◆ TASK TO COMPLETE
The lines to return are those from the one containing "What seaborn and" down to the one containing "import seaborn as sns", inclusive; return them exactly and nothing else.

____

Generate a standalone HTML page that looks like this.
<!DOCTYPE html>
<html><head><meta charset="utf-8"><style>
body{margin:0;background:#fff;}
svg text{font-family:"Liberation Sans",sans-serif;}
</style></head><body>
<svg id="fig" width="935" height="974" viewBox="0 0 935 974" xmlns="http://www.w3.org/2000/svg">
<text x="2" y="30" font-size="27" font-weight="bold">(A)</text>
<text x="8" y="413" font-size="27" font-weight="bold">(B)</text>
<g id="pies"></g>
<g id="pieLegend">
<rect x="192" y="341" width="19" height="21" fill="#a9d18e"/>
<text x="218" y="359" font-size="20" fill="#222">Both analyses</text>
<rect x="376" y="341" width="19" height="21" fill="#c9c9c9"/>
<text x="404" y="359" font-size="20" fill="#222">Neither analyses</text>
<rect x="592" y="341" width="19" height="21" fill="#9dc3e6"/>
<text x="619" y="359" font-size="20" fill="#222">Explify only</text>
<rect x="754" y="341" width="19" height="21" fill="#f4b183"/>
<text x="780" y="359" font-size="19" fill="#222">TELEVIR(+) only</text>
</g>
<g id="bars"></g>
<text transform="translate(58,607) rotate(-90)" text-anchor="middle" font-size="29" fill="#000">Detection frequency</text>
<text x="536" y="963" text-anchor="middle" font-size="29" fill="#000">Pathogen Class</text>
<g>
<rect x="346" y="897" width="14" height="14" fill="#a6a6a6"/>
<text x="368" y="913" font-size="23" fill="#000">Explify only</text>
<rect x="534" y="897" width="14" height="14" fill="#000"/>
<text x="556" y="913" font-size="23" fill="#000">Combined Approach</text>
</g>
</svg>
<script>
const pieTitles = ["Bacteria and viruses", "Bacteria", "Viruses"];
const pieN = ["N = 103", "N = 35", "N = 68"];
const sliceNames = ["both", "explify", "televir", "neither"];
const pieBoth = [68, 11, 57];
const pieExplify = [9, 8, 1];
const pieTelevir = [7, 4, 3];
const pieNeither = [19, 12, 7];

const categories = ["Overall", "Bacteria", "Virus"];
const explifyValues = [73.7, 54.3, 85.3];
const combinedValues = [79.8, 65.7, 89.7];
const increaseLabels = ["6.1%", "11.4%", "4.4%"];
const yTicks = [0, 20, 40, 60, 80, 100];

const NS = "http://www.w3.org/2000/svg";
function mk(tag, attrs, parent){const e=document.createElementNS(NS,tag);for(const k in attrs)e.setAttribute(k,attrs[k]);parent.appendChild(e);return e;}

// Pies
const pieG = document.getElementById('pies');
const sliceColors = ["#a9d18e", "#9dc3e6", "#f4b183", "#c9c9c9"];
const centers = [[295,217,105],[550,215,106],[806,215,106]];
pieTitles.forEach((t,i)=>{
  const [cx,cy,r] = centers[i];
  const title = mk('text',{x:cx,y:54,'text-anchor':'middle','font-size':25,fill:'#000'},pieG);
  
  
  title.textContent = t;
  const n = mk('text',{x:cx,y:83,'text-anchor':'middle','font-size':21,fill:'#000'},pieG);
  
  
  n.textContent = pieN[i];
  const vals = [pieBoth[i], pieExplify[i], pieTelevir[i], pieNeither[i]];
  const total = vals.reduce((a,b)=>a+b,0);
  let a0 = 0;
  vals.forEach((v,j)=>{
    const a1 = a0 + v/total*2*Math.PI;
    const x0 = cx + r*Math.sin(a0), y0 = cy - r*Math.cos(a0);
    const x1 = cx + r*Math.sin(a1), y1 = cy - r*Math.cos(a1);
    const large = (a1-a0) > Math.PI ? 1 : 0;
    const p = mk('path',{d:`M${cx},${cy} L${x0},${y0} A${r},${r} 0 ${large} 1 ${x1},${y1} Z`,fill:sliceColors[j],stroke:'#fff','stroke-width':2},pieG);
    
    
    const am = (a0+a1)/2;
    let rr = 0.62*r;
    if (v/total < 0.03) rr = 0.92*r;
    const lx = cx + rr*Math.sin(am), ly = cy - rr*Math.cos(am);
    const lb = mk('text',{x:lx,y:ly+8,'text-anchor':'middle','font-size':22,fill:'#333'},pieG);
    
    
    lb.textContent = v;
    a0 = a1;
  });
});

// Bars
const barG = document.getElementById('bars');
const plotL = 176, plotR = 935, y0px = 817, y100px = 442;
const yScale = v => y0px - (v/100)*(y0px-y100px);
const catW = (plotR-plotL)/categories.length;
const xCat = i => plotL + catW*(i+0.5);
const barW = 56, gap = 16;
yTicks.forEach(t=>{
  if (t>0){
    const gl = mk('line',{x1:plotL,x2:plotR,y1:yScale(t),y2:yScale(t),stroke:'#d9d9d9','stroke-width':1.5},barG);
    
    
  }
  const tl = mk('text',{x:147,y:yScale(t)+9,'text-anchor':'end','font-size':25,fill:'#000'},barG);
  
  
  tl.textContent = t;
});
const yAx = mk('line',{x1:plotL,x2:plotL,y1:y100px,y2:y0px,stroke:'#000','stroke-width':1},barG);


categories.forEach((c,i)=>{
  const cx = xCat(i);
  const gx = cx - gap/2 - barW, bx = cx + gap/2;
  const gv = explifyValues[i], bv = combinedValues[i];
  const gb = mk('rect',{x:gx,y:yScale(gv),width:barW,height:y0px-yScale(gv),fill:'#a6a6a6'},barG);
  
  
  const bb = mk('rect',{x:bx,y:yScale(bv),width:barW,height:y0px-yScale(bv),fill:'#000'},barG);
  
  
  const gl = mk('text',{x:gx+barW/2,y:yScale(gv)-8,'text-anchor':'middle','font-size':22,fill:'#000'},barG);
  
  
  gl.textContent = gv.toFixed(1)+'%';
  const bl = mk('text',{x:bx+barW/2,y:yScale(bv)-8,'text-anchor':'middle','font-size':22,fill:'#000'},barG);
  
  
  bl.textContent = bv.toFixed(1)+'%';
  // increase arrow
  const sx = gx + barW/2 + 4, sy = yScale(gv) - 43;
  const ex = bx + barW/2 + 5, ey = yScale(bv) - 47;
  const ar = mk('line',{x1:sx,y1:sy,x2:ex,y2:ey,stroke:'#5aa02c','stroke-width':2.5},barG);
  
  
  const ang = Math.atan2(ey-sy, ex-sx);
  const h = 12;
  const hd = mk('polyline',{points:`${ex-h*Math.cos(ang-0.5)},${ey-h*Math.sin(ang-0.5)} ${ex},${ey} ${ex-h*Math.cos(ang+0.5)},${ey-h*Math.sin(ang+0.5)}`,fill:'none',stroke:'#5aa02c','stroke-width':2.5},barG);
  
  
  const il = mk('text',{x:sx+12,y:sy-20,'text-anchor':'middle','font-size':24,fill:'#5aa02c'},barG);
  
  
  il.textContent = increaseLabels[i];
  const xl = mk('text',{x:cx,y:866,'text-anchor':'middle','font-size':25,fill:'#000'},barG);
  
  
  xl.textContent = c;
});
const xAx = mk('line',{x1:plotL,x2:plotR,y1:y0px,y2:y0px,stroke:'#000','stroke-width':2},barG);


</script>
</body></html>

____

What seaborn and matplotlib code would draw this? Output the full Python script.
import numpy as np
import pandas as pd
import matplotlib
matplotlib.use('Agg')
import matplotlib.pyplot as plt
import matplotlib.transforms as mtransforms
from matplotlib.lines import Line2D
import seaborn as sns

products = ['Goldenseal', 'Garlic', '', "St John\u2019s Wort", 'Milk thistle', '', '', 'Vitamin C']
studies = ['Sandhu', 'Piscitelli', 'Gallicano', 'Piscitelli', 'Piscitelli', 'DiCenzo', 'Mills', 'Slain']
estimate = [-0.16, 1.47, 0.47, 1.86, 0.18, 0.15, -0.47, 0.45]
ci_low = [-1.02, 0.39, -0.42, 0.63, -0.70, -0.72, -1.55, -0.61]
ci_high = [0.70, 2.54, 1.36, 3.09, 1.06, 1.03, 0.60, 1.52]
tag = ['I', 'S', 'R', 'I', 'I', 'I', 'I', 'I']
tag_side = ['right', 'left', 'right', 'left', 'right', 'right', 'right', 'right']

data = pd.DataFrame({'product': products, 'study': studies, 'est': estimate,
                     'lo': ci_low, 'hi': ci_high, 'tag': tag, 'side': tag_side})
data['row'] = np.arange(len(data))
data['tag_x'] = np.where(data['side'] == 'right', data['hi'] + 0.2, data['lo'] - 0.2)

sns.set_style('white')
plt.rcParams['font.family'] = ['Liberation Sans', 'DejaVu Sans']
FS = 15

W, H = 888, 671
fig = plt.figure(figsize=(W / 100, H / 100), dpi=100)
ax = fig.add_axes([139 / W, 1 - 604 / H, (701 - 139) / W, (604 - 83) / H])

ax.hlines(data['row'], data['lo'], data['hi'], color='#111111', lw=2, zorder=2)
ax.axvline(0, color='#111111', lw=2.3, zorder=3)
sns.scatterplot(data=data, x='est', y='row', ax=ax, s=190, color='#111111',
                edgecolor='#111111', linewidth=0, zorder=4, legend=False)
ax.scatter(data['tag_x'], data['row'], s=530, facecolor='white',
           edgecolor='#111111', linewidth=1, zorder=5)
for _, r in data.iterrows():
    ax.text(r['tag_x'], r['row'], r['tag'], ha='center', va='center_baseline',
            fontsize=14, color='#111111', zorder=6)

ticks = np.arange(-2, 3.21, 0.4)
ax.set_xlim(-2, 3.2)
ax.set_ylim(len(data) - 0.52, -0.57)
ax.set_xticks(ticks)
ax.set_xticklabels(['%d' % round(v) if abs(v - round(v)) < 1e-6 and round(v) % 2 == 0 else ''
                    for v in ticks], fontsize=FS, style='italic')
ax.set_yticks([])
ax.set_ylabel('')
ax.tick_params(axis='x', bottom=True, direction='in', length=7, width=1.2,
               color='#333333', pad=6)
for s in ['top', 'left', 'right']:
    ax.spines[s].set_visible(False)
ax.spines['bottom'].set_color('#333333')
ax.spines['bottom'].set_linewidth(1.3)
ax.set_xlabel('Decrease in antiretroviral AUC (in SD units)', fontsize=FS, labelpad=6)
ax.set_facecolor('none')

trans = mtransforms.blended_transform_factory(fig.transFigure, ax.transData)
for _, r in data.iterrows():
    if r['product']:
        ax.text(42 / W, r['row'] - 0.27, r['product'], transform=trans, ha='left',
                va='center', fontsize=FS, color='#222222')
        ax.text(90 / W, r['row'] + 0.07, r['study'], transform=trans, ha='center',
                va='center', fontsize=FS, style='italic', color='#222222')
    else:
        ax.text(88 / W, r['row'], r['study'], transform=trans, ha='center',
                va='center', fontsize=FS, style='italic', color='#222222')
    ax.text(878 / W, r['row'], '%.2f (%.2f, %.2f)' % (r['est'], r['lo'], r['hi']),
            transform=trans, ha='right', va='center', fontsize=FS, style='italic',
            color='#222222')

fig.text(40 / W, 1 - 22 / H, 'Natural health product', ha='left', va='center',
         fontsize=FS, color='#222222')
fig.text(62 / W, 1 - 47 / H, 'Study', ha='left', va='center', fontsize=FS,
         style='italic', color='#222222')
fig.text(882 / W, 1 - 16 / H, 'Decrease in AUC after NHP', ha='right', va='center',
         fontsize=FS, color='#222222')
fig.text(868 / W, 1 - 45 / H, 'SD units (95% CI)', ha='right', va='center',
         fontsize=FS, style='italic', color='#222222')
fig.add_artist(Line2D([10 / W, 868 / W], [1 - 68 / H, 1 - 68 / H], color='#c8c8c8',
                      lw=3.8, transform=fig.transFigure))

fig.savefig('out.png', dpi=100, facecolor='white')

____

◆ WRITTEN RESPONSE
What seaborn and matplotlib code would draw this? Output the full Python script.
import numpy as np
import pandas as pd
import matplotlib
matplotlib.use('Agg')
import matplotlib.pyplot as plt
import matplotlib.transforms as mtransforms
from matplotlib.lines import Line2D
import seaborn as sns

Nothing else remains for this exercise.